= The exercise =
Every line of the listing must be reproduced as it stands. Leave the images behind.

= Collected data =
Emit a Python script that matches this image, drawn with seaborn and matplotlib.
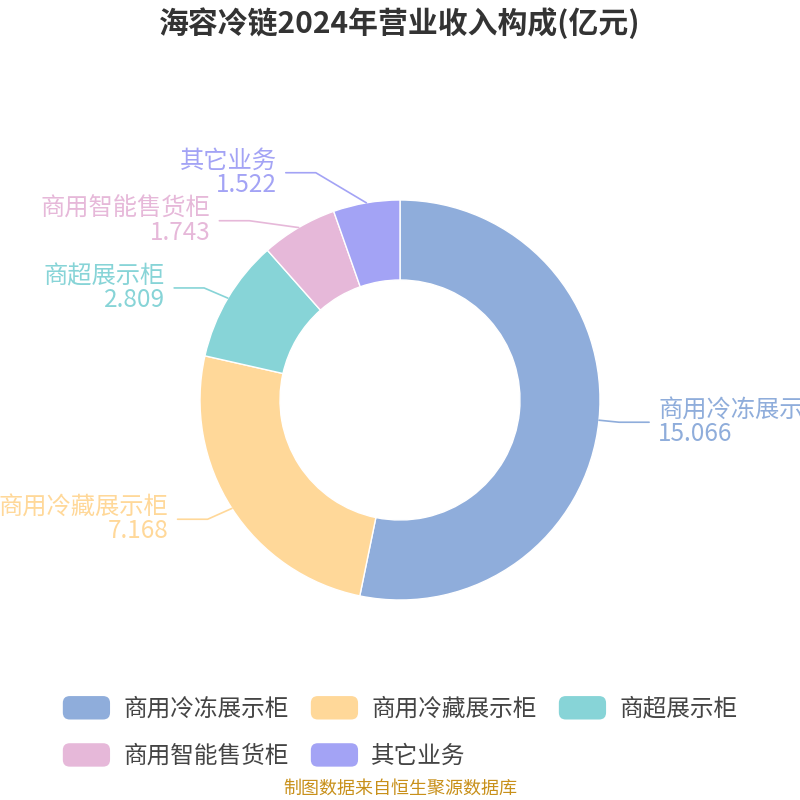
import numpy as np
import seaborn as sns
import matplotlib.pyplot as plt
from matplotlib.patches import FancyBboxPatch
from matplotlib.legend_handler import HandlerPatch

categories = ["商用冷冻展示柜", "商用冷藏展示柜", "商超展示柜", "商用智能售货柜", "其它业务"]
values = [15.066, 7.168, 2.809, 1.743, 1.522]
value_labels = ["15.066", "7.168", "2.809", "1.743", "1.522"]
colors = ["#8FADDB", "#FFD899", "#87D4D7", "#E6B8D9", "#A3A3F5"]
title = "海容冷链2024年营业收入构成(亿元)"
source = "制图数据来自恒生聚源数据库"

sns.set_theme(style="white")
plt.rcParams["font.family"] = ["Noto Sans CJK SC", "DejaVu Sans"]

fig = plt.figure(figsize=(8, 8), dpi=100)
ax = fig.add_axes([0, 0, 1, 1])

cx, cy, r_out, r_in = 400, 400, 200, 120
wedges, _ = ax.pie(values, colors=sns.color_palette(colors), startangle=90,
                   counterclock=False, radius=r_out, center=(cx, cy),
                   wedgeprops=dict(width=r_out - r_in, edgecolor="white", linewidth=1))
ax.set_xlim(0, 800)
ax.set_ylim(0, 800)
ax.set_aspect("equal")
ax.axis("off")

# label layout: radial start, push apart overlapping labels per side
len1, len2, gap = 20, 30, 9
labels = []
for w, name, val, col in zip(wedges, categories, value_labels, colors):
    mid = np.deg2rad((w.theta1 + w.theta2) / 2)
    side = 1 if np.cos(mid) > 0 else -1
    p = (cx + r_out * np.cos(mid), cy + r_out * np.sin(mid))
    ey = cy + (r_out + len1) * np.sin(mid)
    labels.append(dict(side=side, p=p, y=ey, name=name, val=val, col=col))

min_gap = 48
for side in (1, -1):
    grp = sorted([l for l in labels if l["side"] == side], key=lambda l: -l["y"])
    for _ in range(100):
        for a, b in zip(grp[:-1], grp[1:]):
            d = a["y"] - b["y"]
            if d < min_gap:
                a["y"] += (min_gap - d) / 2
                b["y"] -= (min_gap - d) / 2

for l in labels:
    dy = l["y"] - cy
    ex = cx + l["side"] * (r_out + len1) * np.sqrt(max(1 - (dy / 246) ** 2, 0))
    x2 = ex + l["side"] * len2
    ax.plot([l["p"][0], ex, x2], [l["p"][1], l["y"], l["y"]], color=l["col"], lw=1.2)
    ha = "left" if l["side"] > 0 else "right"
    tx = x2 + l["side"] * gap
    ax.text(tx, l["y"] + 12, l["name"], color=l["col"], fontsize=17.5, ha=ha, va="center")
    ax.text(tx, l["y"] - 12, l["val"], color=l["col"], fontsize=17.5, ha=ha, va="center")


class RoundHandler(HandlerPatch):
    def create_artists(self, legend, orig_handle, xdescent, ydescent,
                       width, height, fontsize, trans):
        p = FancyBboxPatch((-xdescent, -ydescent), width, height,
                           boxstyle="round,pad=0,rounding_size=5",
                           facecolor=orig_handle.get_facecolor(), edgecolor="none",
                           transform=trans)
        return [p]


# matplotlib fills legend columns first, reorder for row-major look
order = [0, 3, 1, 4, 2]
handles = [FancyBboxPatch((0, 0), 1, 1, facecolor=colors[i]) for i in order]
leg = ax.legend(handles, [categories[i] for i in order], ncol=3, loc="center",
                bbox_to_anchor=(0.5, 1 - 732 / 800), frameon=False, fontsize=17,
                handlelength=2.0, handleheight=1.15, handletextpad=0.55,
                columnspacing=0.95, labelspacing=0.95,
                handler_map={FancyBboxPatch: RoundHandler()})
for t in leg.get_texts():
    t.set_color("#444444")

fig.text(0.5, 1 - 23 / 800, title, ha="center", va="center", fontsize=21.5,
         fontweight="bold", color="#333333")
fig.text(0.5, 1 - 789 / 800, source, ha="center", va="center", fontsize=13,
         color="#C8901A")

fig.savefig("out.png", dpi=100)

= Output =
Emit a Python script that matches this image, drawn with seaborn and matplotlib.
import numpy as np
import seaborn as sns
import matplotlib.pyplot as plt
from matplotlib.patches import FancyBboxPatch
from matplotlib.legend_handler import HandlerPatch

categories = ["商用冷冻展示柜", "商用冷藏展示柜", "商超展示柜", "商用智能售货柜", "其它业务"]
values = [15.066, 7.168, 2.809, 1.743, 1.522]
value_labels = ["15.066", "7.168", "2.809", "1.743", "1.522"]
colors = ["#8FADDB", "#FFD899", "#87D4D7", "#E6B8D9", "#A3A3F5"]
title = "海容冷链2024年营业收入构成(亿元)"
source = "制图数据来自恒生聚源数据库"

sns.set_theme(style="white")
plt.rcParams["font.family"] = ["Noto Sans CJK SC", "DejaVu Sans"]

fig = plt.figure(figsize=(8, 8), dpi=100)
ax = fig.add_axes([0, 0, 1, 1])

cx, cy, r_out, r_in = 400, 400, 200, 120
wedges, _ = ax.pie(values, colors=sns.color_palette(colors), startangle=90,
                   counterclock=False, radius=r_out, center=(cx, cy),
                   wedgeprops=dict(width=r_out - r_in, edgecolor="white", linewidth=1))
ax.set_xlim(0, 800)
ax.set_ylim(0, 800)
ax.set_aspect("equal")
ax.axis("off")

# label layout: radial start, push apart overlapping labels per side
len1, len2, gap = 20, 30, 9
labels = []
for w, name, val, col in zip(wedges, categories, value_labels, colors):
    mid = np.deg2rad((w.theta1 + w.theta2) / 2)
    side = 1 if np.cos(mid) > 0 else -1
    p = (cx + r_out * np.cos(mid), cy + r_out * np.sin(mid))
    ey = cy + (r_out + len1) * np.sin(mid)
    labels.append(dict(side=side, p=p, y=ey, name=name, val=val, col=col))

min_gap = 48
for side in (1, -1):
    grp = sorted([l for l in labels if l["side"] == side], key=lambda l: -l["y"])
    for _ in range(100):
        for a, b in zip(grp[:-1], grp[1:]):
            d = a["y"] - b["y"]
            if d < min_gap:
                a["y"] += (min_gap - d) / 2
                b["y"] -= (min_gap - d) / 2

for l in labels:
    dy = l["y"] - cy
    ex = cx + l["side"] * (r_out + len1) * np.sqrt(max(1 - (dy / 246) ** 2, 0))
    x2 = ex + l["side"] * len2
    ax.plot([l["p"][0], ex, x2], [l["p"][1], l["y"], l["y"]], color=l["col"], lw=1.2)
    ha = "left" if l["side"] > 0 else "right"
    tx = x2 + l["side"] * gap
    ax.text(tx, l["y"] + 12, l["name"], color=l["col"], fontsize=17.5, ha=ha, va="center")
    ax.text(tx, l["y"] - 12, l["val"], color=l["col"], fontsize=17.5, ha=ha, va="center")


class RoundHandler(HandlerPatch):
    def create_artists(self, legend, orig_handle, xdescent, ydescent,
                       width, height, fontsize, trans):
        p = FancyBboxPatch((-xdescent, -ydescent), width, height,
                           boxstyle="round,pad=0,rounding_size=5",
                           facecolor=orig_handle.get_facecolor(), edgecolor="none",
                           transform=trans)
        return [p]


# matplotlib fills legend columns first, reorder for row-major look
order = [0, 3, 1, 4, 2]
handles = [FancyBboxPatch((0, 0), 1, 1, facecolor=colors[i]) for i in order]
leg = ax.legend(handles, [categories[i] for i in order], ncol=3, loc="center",
                bbox_to_anchor=(0.5, 1 - 732 / 800), frameon=False, fontsize=17,
                handlelength=2.0, handleheight=1.15, handletextpad=0.55,
                columnspacing=0.95, labelspacing=0.95,
                handler_map={FancyBboxPatch: RoundHandler()})
for t in leg.get_texts():
    t.set_color("#444444")

fig.text(0.5, 1 - 23 / 800, title, ha="center", va="center", fontsize=21.5,
         fontweight="bold", color="#333333")
fig.text(0.5, 1 - 789 / 800, source, ha="center", va="center", fontsize=13,
         color="#C8901A")

fig.savefig("out.png", dpi=100)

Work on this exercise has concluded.